Understanding factorization is not only critical for solving this problem but also for many areas in mathematics. It helps in solving equations, simplifying expressions, and finding common denominators.

To perform addition or subtraction with rational expressions, like fractions, the denominators must be the same. This is known as finding a common denominator.
The given expressions have the following factors from their denominators:

• First expression: \((x + 4)(x - 3)\)
• Second expression: \((x - 3)(x - 4)\)
• Third expression: \((x - 4)(x + 4)\)

The least common denominator (LCD) is obtained by taking each unique factor the greatest number of times it occurs in any of the denominators. Thus, the LCD for these fractions is \((x + 4)(x - 3)(x - 4)\). Finding a common denominator allows us to securely manipulate the expressions to have a unified base, making the arithmetic operations (addition and subtraction) straightforward.

Simplifying fractions involves rewriting the expression in a more compact form while retaining its equivalence. When we have a common denominator for all terms, the next step is to perform operations on the numerators.
In the exercise, we rewrite each fraction with the common denominator and adjust their numerators:

• The first fraction becomes \( \frac{x-4}{(x+4)(x-3)(x-4)} \).
• The second becomes \( \frac{x+4}{(x+4)(x-3)(x-4)} \).
• The third becomes \( \frac{x-3}{(x+4)(x-3)(x-4)} \).
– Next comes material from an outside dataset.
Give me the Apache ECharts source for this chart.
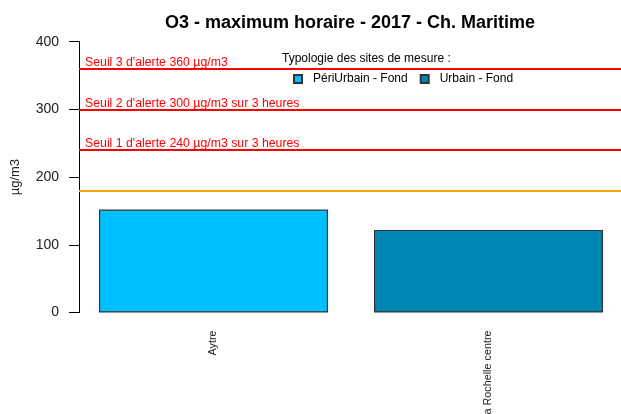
<!DOCTYPE html>
<html>
<head>
<meta charset="utf-8">
<script src="https://cdn.jsdelivr.net/npm/echarts@6/dist/echarts.min.js"></script>
<style>
  html, body { margin: 0; padding: 0; background: #ffffff; }
  #chart { width: 621px; height: 414px; }
</style>
</head>
<body>
<div id="chart"></div>
<script>
// Measuring sites and their typology
const categories = ['Aytre', 'La Rochelle centre'];
const typologies = ['PériUrbain - Fond', 'Urbain - Fond'];
// Hourly maximum of O3 (µg/m3) per site, one array per typology
const periUrbainValues = [152, '-'];
const urbainValues = ['-', 122];
// Regulatory thresholds
const alertThresholds = [360, 300, 240];
const alertLabels = [
  "Seuil 3 d'alerte 360 µg/m3",
  "Seuil 2 d'alerte 300 µg/m3 sur 3 heures",
  "Seuil 1 d'alerte 240 µg/m3 sur 3 heures"
];
const infoThreshold = 180;
// Y axis scale
const yMin = 0, yMax = 400, yInterval = 100;

const FONT = 'Liberation Sans, Arial, sans-serif';
const colors = ['#00BFFF', '#0086B3'];

const chart = echarts.init(document.getElementById('chart'), null, { renderer: 'canvas' });

const plotTop = 41.7, plotBottom = 101.5;

chart.setOption({
  animation: false,
  backgroundColor: '#ffffff',
  title: [
    {
      text: 'O3 - maximum horaire - 2017 - Ch. Maritime',
      left: 350, top: 14, textAlign: 'center', padding: 0,
      textStyle: { fontFamily: FONT, fontSize: 18, fontWeight: 'bold', color: '#000' }
    },
    {
      text: 'Typologie des sites de mesure :',
      left: 282, top: 53, padding: 0,
      textStyle: { fontFamily: FONT, fontSize: 12, fontWeight: 'normal', color: '#000' }
    }
  ],
  legend: {
    data: typologies,
    left: 293, top: 73, padding: 0,
    itemWidth: 8, itemHeight: 8, itemGap: 12,
    icon: 'rect',
    textStyle: { fontFamily: FONT, fontSize: 12, color: '#000', padding: [0, 0, 0, 6] }
  },
  grid: [
    { left: 76, width: 550, top: plotTop, bottom: plotBottom, outerBoundsMode: 'none' },
    { left: 79, right: 0, top: plotTop, bottom: plotBottom, outerBoundsMode: 'none' }
  ],
  xAxis: [
    {
      type: 'category', gridIndex: 0, data: categories,
      axisLine: { show: false }, axisTick: { show: false },
      axisLabel: { rotate: 90, margin: 18, fontFamily: FONT, fontSize: 10.8, color: '#222' }
    },
    { type: 'value', gridIndex: 1, min: 0, max: 1, show: false }
  ],
  yAxis: [
    {
      type: 'value', gridIndex: 0, min: yMin, max: yMax, interval: yInterval,
      offset: -3,
      name: 'µg/m3', nameLocation: 'middle', nameGap: 57, nameRotate: 90,
      nameTextStyle: { fontFamily: FONT, fontSize: 13, color: '#222' },
      axisLine: { show: true, lineStyle: { color: '#000', width: 1 } },
      axisTick: { show: true, length: 10, lineStyle: { color: '#000' } },
      axisLabel: { margin: 20, fontFamily: FONT, fontSize: 14, color: '#222' },
      splitLine: { show: false }
    },
    { type: 'value', gridIndex: 1, min: yMin, max: yMax, show: false }
  ],
  series: [
    {
      name: typologies[0], type: 'bar', xAxisIndex: 0, yAxisIndex: 0,
      data: periUrbainValues,
      barGap: '-100%', barCategoryGap: '16.7%',
      itemStyle: { color: colors[0], borderColor: '#333', borderWidth: 1.2 }
    },
    {
      name: typologies[1], type: 'bar', xAxisIndex: 0, yAxisIndex: 0,
      data: urbainValues,
      barGap: '-100%', barCategoryGap: '16.7%',
      itemStyle: { color: colors[1], borderColor: '#333', borderWidth: 1.2 }
    },
    {
      name: 'seuils', type: 'line', xAxisIndex: 1, yAxisIndex: 1,
      data: [], showSymbol: false, silent: true,
      markLine: {
        silent: true, symbol: 'none', animation: false,
        data: alertThresholds.map((v, i) => ({
          yAxis: v,
          lineStyle: { color: '#FF0000', width: 2, type: 'solid' },
          label: {
            show: true, position: 'insideStartTop', formatter: alertLabels[i],
            distance: [6, 0],
            fontFamily: FONT, fontSize: 12.3, color: '#FF0000'
          }
        })).concat([{
          yAxis: infoThreshold,
          lineStyle: { color: '#FFA500', width: 2, type: 'solid' },
          label: { show: false }
        }])
      }
    }
  ]
});
</script>
</body>
</html>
With a common base, we can now efficiently subtract and add the numerators:

• Combine \((x - 4) - (x + 4) + (x - 3)\) to get \(x - 4 - x - 4 + x - 3\), simplified to \(x - 11\).

Finally, place this combined numerator over the common denominator, resulting in a simplified expression: \[ \frac{x - 11}{(x+4)(x-3)(x-4)} \].Thus, simplifying fractions involves careful consideration of each component within the expression, ensuring that operations are applied correctly for accurate results.